Dass ein bestimmter Großhändler im April 2020 Ersatzteile für das Fahrzeug des Klägers hätte liefern können, sei unerheblich, argumentierte das Gericht zum Nachteil des zahlungsunwilligen Versicherers. Denn es sei nicht entscheidend, ob die vom Kläger beauftragte Werkstatt den Reparaturauftrag bei gehöriger Anstrengung schneller hätte erledigen können, weil diese nicht als dessen Erfüllungsgehilfe gegenüber den Beklagten tätig wurde.

Vielmehr sei auf die Erkenntnis- und Handlungsmöglichkeiten des Klägers selbst abzustellen. „Von diesem war eine eigene deutschlandweite Marktrecherche nicht zu erwarten. Er durfte sich mit einer regelmäßigen Nachfragen bei und der nachvollziehbaren Erklärung der von ihm beauftragten Werkstatt begnügen, weil es für ihn keine konkreten Anhaltspunkte gab, an der Kompetenz der [Autowerkstatt] zu zweifeln“, heißt es zur Urteilsbegründung.

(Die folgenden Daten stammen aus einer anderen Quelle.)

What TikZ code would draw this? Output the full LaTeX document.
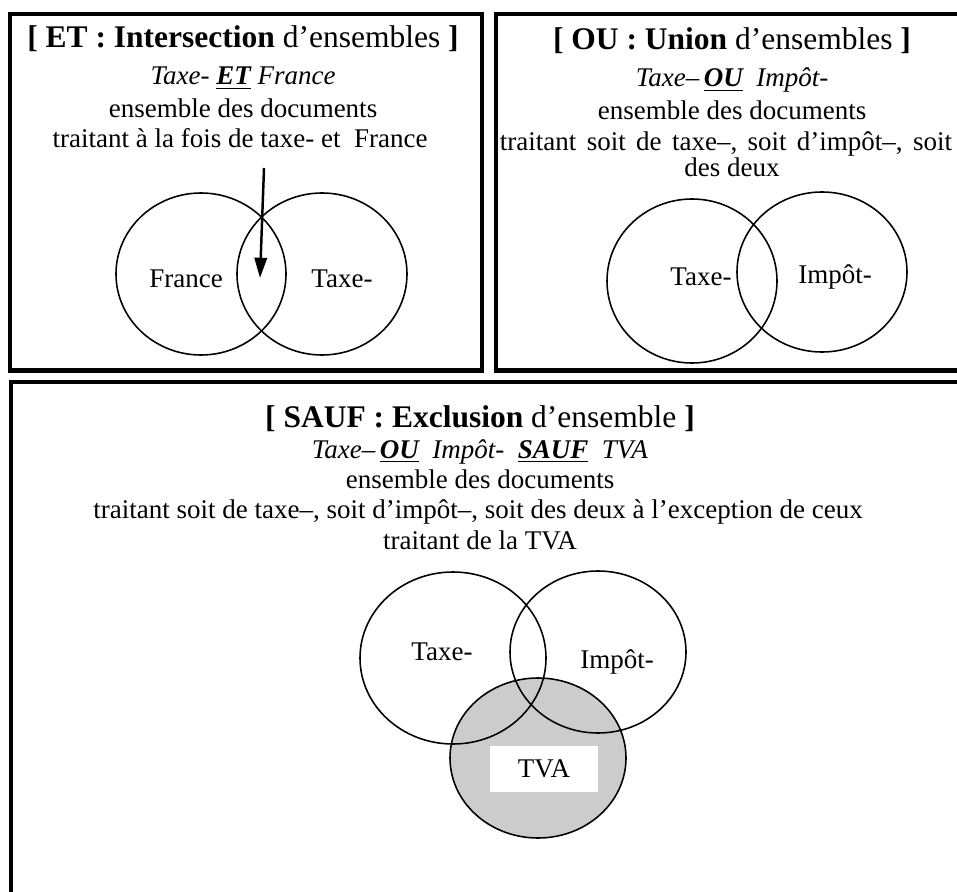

Eine Alternative hätte der Mann hier nicht suchen müssen. So muss die Versicherung den Nutzungsausfall voll begleichen. Und nicht nur das: Der Schädiger hat auch die Kosten einer Fahrzeugdesinfektion zu ersetzen, die die Werkstatt zur Vorbeugung gegen eine Coronainfektion nach Erledigen des Reparaturauftrags vornahm. Auch bei den Kosten einer Fahrzeugreinigung zur Beseitigung reparaturbedingter Verschmutzungen handelt es sich um einen ersatzfähigen Schaden, den der Versicherer nicht einfach verweigern kann.